## What needs to be done
Which lines hold the word "matplotlib"? Copy each one.

## Source material
--------------------
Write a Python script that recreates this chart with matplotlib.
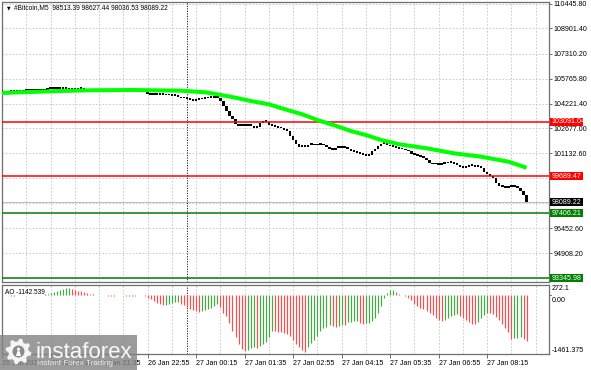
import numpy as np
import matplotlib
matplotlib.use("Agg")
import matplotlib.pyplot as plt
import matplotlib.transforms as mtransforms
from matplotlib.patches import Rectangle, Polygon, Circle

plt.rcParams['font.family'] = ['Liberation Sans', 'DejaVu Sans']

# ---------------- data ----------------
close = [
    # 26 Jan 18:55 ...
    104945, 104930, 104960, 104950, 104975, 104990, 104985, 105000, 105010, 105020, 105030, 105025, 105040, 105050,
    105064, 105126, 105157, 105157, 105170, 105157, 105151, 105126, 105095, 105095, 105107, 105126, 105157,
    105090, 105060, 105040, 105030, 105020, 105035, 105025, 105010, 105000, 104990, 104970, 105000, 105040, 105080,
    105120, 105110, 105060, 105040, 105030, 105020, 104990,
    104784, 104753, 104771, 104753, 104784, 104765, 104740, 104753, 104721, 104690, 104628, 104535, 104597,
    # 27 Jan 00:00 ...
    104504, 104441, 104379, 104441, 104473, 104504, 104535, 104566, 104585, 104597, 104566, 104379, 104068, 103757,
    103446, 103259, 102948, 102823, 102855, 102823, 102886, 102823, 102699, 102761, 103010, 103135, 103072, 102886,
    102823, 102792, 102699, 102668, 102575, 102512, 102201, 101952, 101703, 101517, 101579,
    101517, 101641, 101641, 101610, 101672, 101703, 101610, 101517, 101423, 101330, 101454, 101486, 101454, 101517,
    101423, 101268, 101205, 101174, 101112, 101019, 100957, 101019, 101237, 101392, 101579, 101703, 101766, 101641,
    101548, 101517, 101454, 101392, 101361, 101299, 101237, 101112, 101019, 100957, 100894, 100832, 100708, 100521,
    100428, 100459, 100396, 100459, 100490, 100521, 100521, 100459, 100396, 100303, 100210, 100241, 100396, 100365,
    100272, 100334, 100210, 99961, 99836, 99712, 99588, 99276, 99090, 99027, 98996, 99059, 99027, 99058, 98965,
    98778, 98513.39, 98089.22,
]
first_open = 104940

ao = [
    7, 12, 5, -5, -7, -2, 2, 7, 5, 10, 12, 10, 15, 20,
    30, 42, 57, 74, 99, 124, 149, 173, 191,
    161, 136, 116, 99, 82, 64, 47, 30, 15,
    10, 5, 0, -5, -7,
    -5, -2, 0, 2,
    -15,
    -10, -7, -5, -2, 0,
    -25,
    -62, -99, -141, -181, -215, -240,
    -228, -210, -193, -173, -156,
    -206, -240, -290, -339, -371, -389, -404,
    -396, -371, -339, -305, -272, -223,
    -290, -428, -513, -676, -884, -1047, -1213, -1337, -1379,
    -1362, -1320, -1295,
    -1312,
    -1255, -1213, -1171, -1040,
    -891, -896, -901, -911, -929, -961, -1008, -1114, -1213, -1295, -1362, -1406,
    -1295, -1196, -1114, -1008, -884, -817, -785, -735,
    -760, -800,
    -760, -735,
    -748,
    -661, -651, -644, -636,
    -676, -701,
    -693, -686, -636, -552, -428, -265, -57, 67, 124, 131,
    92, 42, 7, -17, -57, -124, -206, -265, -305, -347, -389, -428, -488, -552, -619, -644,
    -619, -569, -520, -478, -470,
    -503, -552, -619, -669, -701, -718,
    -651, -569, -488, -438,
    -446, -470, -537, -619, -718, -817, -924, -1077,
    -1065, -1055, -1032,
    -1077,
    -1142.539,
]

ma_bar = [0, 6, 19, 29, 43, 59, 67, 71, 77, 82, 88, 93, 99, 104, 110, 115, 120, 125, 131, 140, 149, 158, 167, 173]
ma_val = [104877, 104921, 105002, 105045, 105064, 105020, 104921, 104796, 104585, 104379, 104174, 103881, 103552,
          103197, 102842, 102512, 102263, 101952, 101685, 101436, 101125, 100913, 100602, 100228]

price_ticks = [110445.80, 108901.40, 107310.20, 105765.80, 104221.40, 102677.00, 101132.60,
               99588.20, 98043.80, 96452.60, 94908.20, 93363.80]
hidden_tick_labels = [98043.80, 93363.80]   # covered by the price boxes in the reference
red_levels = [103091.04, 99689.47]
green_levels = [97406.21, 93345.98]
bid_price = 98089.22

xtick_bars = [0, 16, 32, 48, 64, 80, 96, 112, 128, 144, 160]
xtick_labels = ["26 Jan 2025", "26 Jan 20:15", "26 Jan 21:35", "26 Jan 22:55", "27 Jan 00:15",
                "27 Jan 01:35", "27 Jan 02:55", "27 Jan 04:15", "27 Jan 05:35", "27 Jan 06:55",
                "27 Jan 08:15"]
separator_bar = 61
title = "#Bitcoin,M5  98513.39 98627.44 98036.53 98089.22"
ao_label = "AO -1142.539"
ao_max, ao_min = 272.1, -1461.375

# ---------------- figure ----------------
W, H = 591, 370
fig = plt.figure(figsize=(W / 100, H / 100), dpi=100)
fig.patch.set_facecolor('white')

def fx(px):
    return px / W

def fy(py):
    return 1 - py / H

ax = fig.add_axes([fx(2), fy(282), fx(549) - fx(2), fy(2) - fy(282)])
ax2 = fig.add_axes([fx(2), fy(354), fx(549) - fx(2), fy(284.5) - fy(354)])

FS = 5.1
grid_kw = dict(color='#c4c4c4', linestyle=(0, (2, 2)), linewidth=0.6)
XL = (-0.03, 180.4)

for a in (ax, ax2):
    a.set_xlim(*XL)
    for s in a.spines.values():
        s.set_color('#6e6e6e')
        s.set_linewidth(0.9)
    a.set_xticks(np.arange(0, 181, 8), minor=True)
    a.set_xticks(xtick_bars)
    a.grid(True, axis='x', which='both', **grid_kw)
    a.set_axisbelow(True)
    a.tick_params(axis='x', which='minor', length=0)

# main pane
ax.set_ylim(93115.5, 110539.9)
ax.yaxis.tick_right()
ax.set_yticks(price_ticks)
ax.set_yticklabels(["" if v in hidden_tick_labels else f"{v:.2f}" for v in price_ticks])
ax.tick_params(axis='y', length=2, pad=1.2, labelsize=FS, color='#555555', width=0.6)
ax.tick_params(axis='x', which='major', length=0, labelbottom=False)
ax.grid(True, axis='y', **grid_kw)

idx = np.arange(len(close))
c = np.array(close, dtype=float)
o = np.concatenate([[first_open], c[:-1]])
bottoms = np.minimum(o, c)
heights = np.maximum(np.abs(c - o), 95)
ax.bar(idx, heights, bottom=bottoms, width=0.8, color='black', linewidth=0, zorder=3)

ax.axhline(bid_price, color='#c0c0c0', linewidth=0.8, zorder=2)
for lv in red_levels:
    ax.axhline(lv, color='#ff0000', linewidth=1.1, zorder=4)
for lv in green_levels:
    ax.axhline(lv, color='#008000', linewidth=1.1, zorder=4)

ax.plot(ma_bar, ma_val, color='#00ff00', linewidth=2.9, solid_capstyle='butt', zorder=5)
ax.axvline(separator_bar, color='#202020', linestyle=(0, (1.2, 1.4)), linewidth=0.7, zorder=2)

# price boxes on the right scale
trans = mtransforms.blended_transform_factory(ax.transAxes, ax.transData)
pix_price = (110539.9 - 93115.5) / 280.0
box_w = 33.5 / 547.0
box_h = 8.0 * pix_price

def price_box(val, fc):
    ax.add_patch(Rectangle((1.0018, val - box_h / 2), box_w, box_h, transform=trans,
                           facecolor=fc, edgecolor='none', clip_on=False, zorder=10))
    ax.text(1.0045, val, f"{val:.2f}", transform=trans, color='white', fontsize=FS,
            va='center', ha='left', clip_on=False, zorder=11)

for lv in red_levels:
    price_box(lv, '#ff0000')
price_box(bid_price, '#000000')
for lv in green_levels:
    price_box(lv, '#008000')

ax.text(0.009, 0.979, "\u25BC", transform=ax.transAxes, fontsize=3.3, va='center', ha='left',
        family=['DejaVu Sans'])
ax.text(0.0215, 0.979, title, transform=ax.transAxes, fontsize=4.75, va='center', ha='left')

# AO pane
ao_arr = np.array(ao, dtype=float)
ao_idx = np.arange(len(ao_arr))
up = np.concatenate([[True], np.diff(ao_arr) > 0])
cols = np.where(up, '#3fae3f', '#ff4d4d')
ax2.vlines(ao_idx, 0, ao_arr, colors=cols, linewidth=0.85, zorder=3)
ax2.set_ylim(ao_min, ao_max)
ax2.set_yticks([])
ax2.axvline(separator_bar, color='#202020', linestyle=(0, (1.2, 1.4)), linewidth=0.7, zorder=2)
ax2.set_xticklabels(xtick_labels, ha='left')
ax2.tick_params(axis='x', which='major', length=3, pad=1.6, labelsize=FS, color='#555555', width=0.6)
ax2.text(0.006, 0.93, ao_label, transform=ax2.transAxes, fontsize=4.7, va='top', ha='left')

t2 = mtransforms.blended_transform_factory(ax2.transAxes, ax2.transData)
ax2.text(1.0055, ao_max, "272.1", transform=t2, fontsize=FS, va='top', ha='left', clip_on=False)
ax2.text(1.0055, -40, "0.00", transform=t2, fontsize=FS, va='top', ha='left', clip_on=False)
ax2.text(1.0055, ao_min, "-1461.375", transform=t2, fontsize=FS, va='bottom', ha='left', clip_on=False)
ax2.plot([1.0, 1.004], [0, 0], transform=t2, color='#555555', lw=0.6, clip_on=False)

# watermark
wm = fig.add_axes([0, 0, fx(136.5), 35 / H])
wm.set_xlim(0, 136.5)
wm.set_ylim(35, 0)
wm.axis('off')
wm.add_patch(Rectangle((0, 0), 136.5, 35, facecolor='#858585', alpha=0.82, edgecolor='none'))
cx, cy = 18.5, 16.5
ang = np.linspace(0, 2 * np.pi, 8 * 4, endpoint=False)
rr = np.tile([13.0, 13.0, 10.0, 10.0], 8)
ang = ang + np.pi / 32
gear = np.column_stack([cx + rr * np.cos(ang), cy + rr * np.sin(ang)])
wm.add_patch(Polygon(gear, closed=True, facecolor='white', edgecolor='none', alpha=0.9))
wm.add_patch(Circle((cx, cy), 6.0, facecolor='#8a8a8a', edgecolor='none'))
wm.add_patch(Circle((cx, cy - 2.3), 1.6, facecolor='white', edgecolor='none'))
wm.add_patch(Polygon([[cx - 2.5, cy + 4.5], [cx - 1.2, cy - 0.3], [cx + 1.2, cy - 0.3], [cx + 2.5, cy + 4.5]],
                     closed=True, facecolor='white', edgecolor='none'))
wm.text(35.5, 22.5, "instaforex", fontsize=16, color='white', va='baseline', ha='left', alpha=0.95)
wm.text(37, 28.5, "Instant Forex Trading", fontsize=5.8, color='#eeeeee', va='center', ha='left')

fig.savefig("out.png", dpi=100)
--------------------
## Final result
Write a Python script that recreates this chart with matplotlib.
import matplotlib
matplotlib.use("Agg")
import matplotlib.pyplot as plt
import matplotlib.transforms as mtransforms
from matplotlib.patches import Rectangle, Polygon, Circle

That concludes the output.